The results from the thermorheological modelling exercise has shed light on the relationship between background seismicity and resolved lithospheric strength variations in the region. We have been able to demonstrate how the occurrence of crustal seismicity in the study area is influenced by several factors acting at different scales with inherited geological crustal and upper mantle structures exerting a primary control in the seismicity distribution and style. The highest yield strengths within the crust (~ 1 GPa) and upper mantle (> 2 GPa) occur at temperatures interpreted as the onset of crystal plasticity (crust: 200–400 °C; mantle: ~ 600 °C) with almost all seismicity occurring in these regions. We also note the presence of a weak lower crust (< 1 GPa) that mechanically decouples the upper crust and lithospheric mantle across the entire region. Therefore, the lower crust appears largely aseismic, likely due to seismic energy being dissipated by ongoing creep in regions where effective viscosities are lower. Subducted slabs (Apennine and Adriatic) are also shown to significantly influence the maximum depth of seismicity possible above them, furthering the argument that lithospheric heterogeneity plays a key role in controlling the regional distribution of seismicity.

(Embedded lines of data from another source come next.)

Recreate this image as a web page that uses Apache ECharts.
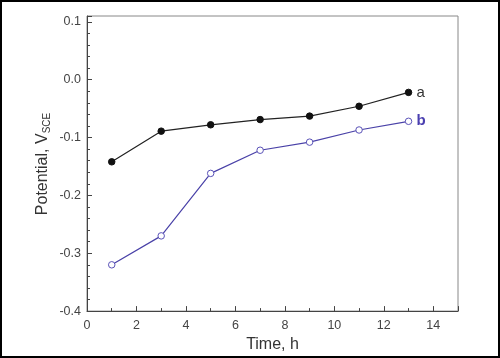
<!DOCTYPE html>
<html>
<head>
<meta charset="utf-8">
<script src="https://cdn.jsdelivr.net/npm/echarts@6/dist/echarts.min.js"></script>
<style>html,body{margin:0;padding:0;background:#fff}#c{width:500px;height:358px}</style>
</head>
<body>
<div id="c"></div>
<script>
const timeH = [1, 3, 5, 7, 9, 11, 13];
const seriesA = [-0.142, -0.089, -0.078, -0.069, -0.063, -0.046, -0.022];
const seriesB = [-0.320, -0.270, -0.162, -0.122, -0.108, -0.087, -0.072];
const seriesNames = ['a', 'b'];
const xTickLabels = [0, 2, 4, 6, 8, 10, 12, 14];
const yTickLabels = ['-0.4', '-0.3', '-0.2', '-0.1', '0.0', '0.1'];

const chart = echarts.init(document.getElementById('c'));
const labelFont = { fontFamily: 'Liberation Sans, Arial', fontSize: 12.5, color: '#444' };
function pair(xs, ys) { return xs.map((x, i) => [x, ys[i]]); }

chart.setOption({
  animation: false,
  backgroundColor: '#fff',
  grid: { left: 87, right: 42, top: 16, bottom: 46, show: true, borderColor: '#888', borderWidth: 1 },
  xAxis: [
    {
      type: 'value', min: 0, max: 15, interval: 2,
      axisLine: { show: true, onZero: false, lineStyle: { color: '#444', width: 1 } },
      axisTick: { show: true, inside: true, length: 5, lineStyle: { color: '#444' } },
      axisLabel: Object.assign({ margin: 8, formatter: v => (xTickLabels.indexOf(v) >= 0 ? String(v) : '') }, labelFont),
      splitLine: { show: false },
      name: 'Time, h', nameLocation: 'middle', nameGap: 22,
      nameTextStyle: { fontFamily: 'Liberation Sans, Arial', fontSize: 16, color: '#333' }
    },
    {
      type: 'value', min: 0, max: 15, interval: 1, position: 'bottom',
      axisLine: { show: false, onZero: false },
      axisTick: { show: true, inside: true, length: 3, lineStyle: { color: '#444' } },
      axisLabel: { show: false }, splitLine: { show: false }
    }
  ],
  yAxis: [
    {
      type: 'value', min: -0.4, max: 0.11, interval: 0.1,
      axisLine: { show: true, onZero: false, lineStyle: { color: '#444', width: 1 } },
      axisTick: { show: true, inside: true, length: 5, lineStyle: { color: '#444' } },
      axisLabel: Object.assign({ margin: 6, formatter: v => {
        const s = v.toFixed(1);
        return (Math.abs(v * 10 - Math.round(v * 10)) < 1e-6 && yTickLabels.indexOf(s) >= 0) ? s : '';
      } }, labelFont),
      splitLine: { show: false }
    },
    {
      type: 'value', min: -0.4, max: 0.11, interval: 0.02, position: 'left',
      axisLine: { show: false, onZero: false },
      axisTick: { show: true, inside: true, length: 3, lineStyle: { color: '#444' } },
      axisLabel: { show: false }, splitLine: { show: false }
    }
  ],
  graphic: [
    { type: 'rect', shape: { x: 1, y: 1, width: 498, height: 356 }, style: { fill: 'none', stroke: '#000', lineWidth: 2 }, z: 100 },
    {
      type: 'text', x: 43, y: 164, rotation: Math.PI / 2,
      style: {
        text: '{m|Potential, V}{s|SCE}',
        align: 'center', verticalAlign: 'middle',
        rich: {
          m: { fontFamily: 'Liberation Sans, Arial', fontSize: 16, fill: '#333', lineHeight: 18 },
          s: { fontFamily: 'Liberation Sans, Arial', fontSize: 10, fill: '#333', verticalAlign: 'bottom', lineHeight: 11, padding: [9, 0, 0, 0] }
        }
      }
    }
  ],
  series: [
    {
      name: seriesNames[0], type: 'line', data: pair(timeH, seriesA),
      symbol: 'circle', symbolSize: 6.5,
      lineStyle: { color: '#222', width: 1.2 },
      itemStyle: { color: '#111', borderColor: '#111' },
      endLabel: { show: true, formatter: '{a}', distance: 8, fontFamily: 'Liberation Sans, Arial', fontSize: 15, color: '#333' }
    },
    {
      name: seriesNames[1], type: 'line', data: pair(timeH, seriesB),
      symbol: 'circle', symbolSize: 6.5,
      lineStyle: { color: '#4a42a8', width: 1.2 },
      itemStyle: { color: '#fff', borderColor: '#5a52b8', borderWidth: 1 },
      endLabel: { show: true, formatter: '{a}', distance: 8, fontFamily: 'Liberation Sans, Arial', fontSize: 15, fontWeight: 'bold', color: '#4a3fb0' }
    }
  ]
});
</script>
</body>
</html>
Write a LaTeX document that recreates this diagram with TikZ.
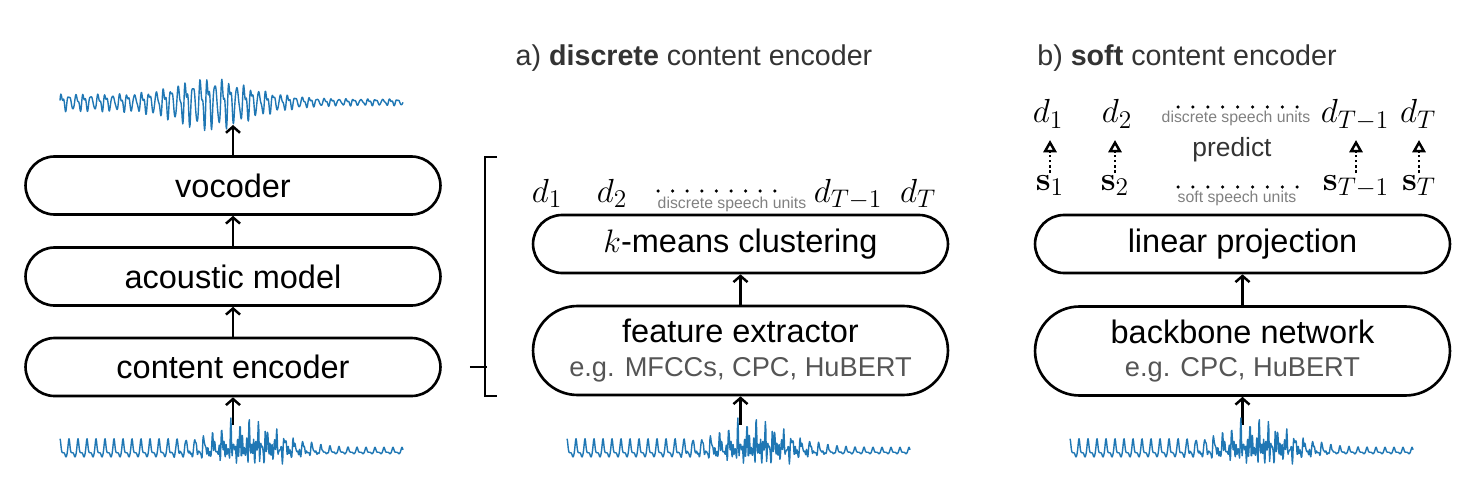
\RequirePackage{fix-cm}
\documentclass[tikz,border=0pt]{standalone}
\usepackage[no-math]{fontspec}
\setmainfont{Liberation Sans}
\usepackage{xcolor}
\usetikzlibrary{arrows.meta}
\usetikzlibrary{shapes.misc}
\DeclareMathSizes{19}{19}{14.5}{11}
\definecolor{wavecol}{HTML}{1F77B4}
\definecolor{subgray}{HTML}{555555}
\definecolor{titlegray}{HTML}{333333}
\begin{document}
\begin{tikzpicture}[x=0.02cm,y=-0.02cm,
  blk/.style={draw, line width=1.5pt, rounded rectangle, minimum width=8.3cm,
    minimum height=1.16cm, inner sep=0pt, font=\fontsize{18.5}{21}\selectfont},
  blktwo/.style={blk, minimum height=1.78cm, align=center},
  arr/.style={line width=1.4pt, -{Straight Barb[length=3.5pt,width=8pt]}},
  predarr/.style={line width=1.5pt, dash pattern=on 1.5pt off 1.5pt,
    -{Triangle[open,length=7pt,width=7.5pt,line width=1.4pt]}},
  unitlbl/.style={font=\fontsize{19}{22}\selectfont, inner sep=0pt, anchor=base},
  note/.style={font=\fontsize{9}{10}\selectfont, text=gray},
  wave/.style={wavecol, line width=0.8pt, line join=round},
]
\useasboundingbox (0,0) rectangle (1484,500);

% left: the whole conversion pipeline
\node[blk] (voc) at (233,185.5) {vocoder};
\node[blk] (am) at (233,276.5) {acoustic model};
\node[blk] (ce) at (233,367) {content encoder};
\coordinate (vocout) at (233,125);
\coordinate (wavein) at (233,425);
\draw[arr] (voc.north) -- (vocout);
\draw[arr] (am.north) -- (voc.south);
\draw[arr] (ce.north) -- (am.south);
\draw[arr] (wavein) -- (ce.south);

\draw[wave] plot[domain=0:343, samples=800, variable=\t]
({60+\t},{102-(2.5+4/(1+exp((\t-235)/15))+13*exp(-1*pow((\t-150)/45,2)))
  *(sin(mod(\t,7.3)*49.315)+0.35*sin(2*mod(\t,7.3)*49.315+40)
  +0.25*sin(mod(\t,3.1)*116.13))});

% bracket
\draw[line width=1.2pt] (497,157) -- (485,157) -- (485,396) -- (497,396);
\draw[line width=1.2pt] ([xshift=0.56cm]ce.east) -- ++(17,0);

% a) discrete
\node[font=\fontsize{16.3}{18}\selectfont, text=titlegray] (titlea) at (694,58)
  {a) \textbf{discrete} content encoder};
\node[blk] (km) at (740.5,244) {$k$-means clustering};
\node[blktwo] (fe) at (740.5,350.5) {feature extractor\\[-2pt]
  {\fontsize{15.5}{17}\selectfont\color{subgray}e.g. MFCCs, CPC, HuBERT}};
\coordinate (wavefe) at (740.5,425);
\draw[arr] (fe.north) -- (km.south);
\draw[arr] (wavefe) -- (fe.south);

\node[unitlbl] (da1) at (547,202) {$d_1$};
\node[unitlbl] (da2) at (612,202) {$d_2$};
\node[unitlbl] (daT1) at (848,202) {$d_{T-1}$};
\node[unitlbl] (daT) at (918,202) {$d_T$};
\foreach \i in {0,...,8}
  \fill (658+\i*14.6,191) circle (1pt);
\node[note] (nota) at (732,204) {discrete speech units};

% b) soft
\node[font=\fontsize{16.3}{18}\selectfont, text=titlegray] (titleb) at (1187,58)
  {b) \textbf{soft} content encoder};
\node[blk] (lp) at (1242.5,244) {linear projection};
\node[blktwo] (bb) at (1242.5,351) {backbone network\\[-2pt]
  {\fontsize{15.5}{17}\selectfont\color{subgray}e.g. CPC, HuBERT}};
\coordinate (wavebb) at (1242.5,425);
\draw[arr] (bb.north) -- (lp.south);
\draw[arr] (wavebb) -- (bb.south);

\node[unitlbl] (db1) at (1048,123) {$d_1$};
\node[unitlbl] (db2) at (1117,123) {$d_2$};
\node[unitlbl] (dbT1) at (1355,123) {$d_{T-1}$};
\node[unitlbl] (dbT) at (1418,123) {$d_T$};
\foreach \i in {0,...,8}
  \fill (1178+\i*14.9,107) circle (1pt);
\node[note] (notdb) at (1236,118) {discrete speech units};

\node[unitlbl] (s1) at (1050,190) {$\mathbf{s}_1$};
\node[unitlbl] (s2) at (1115,190) {$\mathbf{s}_2$};
\node[unitlbl] (sT1) at (1356,190) {$\mathbf{s}_{T-1}$};
\node[unitlbl] (sT) at (1419,190) {$\mathbf{s}_T$};
\foreach \i in {0,...,8}
  \fill (1178+\i*14.9,187) circle (1pt);
\node[note] (notsb) at (1237,198) {soft speech units};

\node[font=\fontsize{15}{17}\selectfont, text=titlegray] (pred) at (1232,150) {predict};
\coordinate (predlo) at (0,173);
\coordinate (predhi) at (0,140);
\foreach \s/\d in {s1/db1,s2/db2,sT1/dbT1,sT/dbT}
  \draw[predarr] (\s |- predlo) -- (\s |- predhi);

% input speech
\foreach \xo in {60,567,1070}
  \draw[wave] plot[domain=0:343, samples=800, variable=\t]
  ({\xo+\t},{452-((5+9/(1+exp((\t-245)/12)))*(pow(0.5+0.5*cos(mod(\t,9)*40),6)
    -0.3*pow(0.5+0.5*cos(mod(\t+3,9)*40),6)-0.05)
    +15*exp(-1*pow((\t-190)/45,2))*(sin(mod(\t,2.3)*156.52)*(0.6+0.4*cos(mod(\t,5.7)*63.16))
    +0.4*sin(mod(\t,3.1)*116.13+50)+0.3))});

\end{tikzpicture}
\end{document}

In the Alps, seismicity correlates spatially with a weaker crust and lithosphere, such as north west of the Periadriatic Lineament. Such a clear distinction cannot be derived uniquely for the northern and southern forelands, as each shows a different pattern of seismic distribution, likely reflecting their different tectonic settings. In the southern foreland seismicity preferentially occurs across boundaries between rigid lithospheric blocks, such as the strong Adriatic plate, whilst in the northern foreland seismicity localises beneath domains of crustal weakness as in the URG.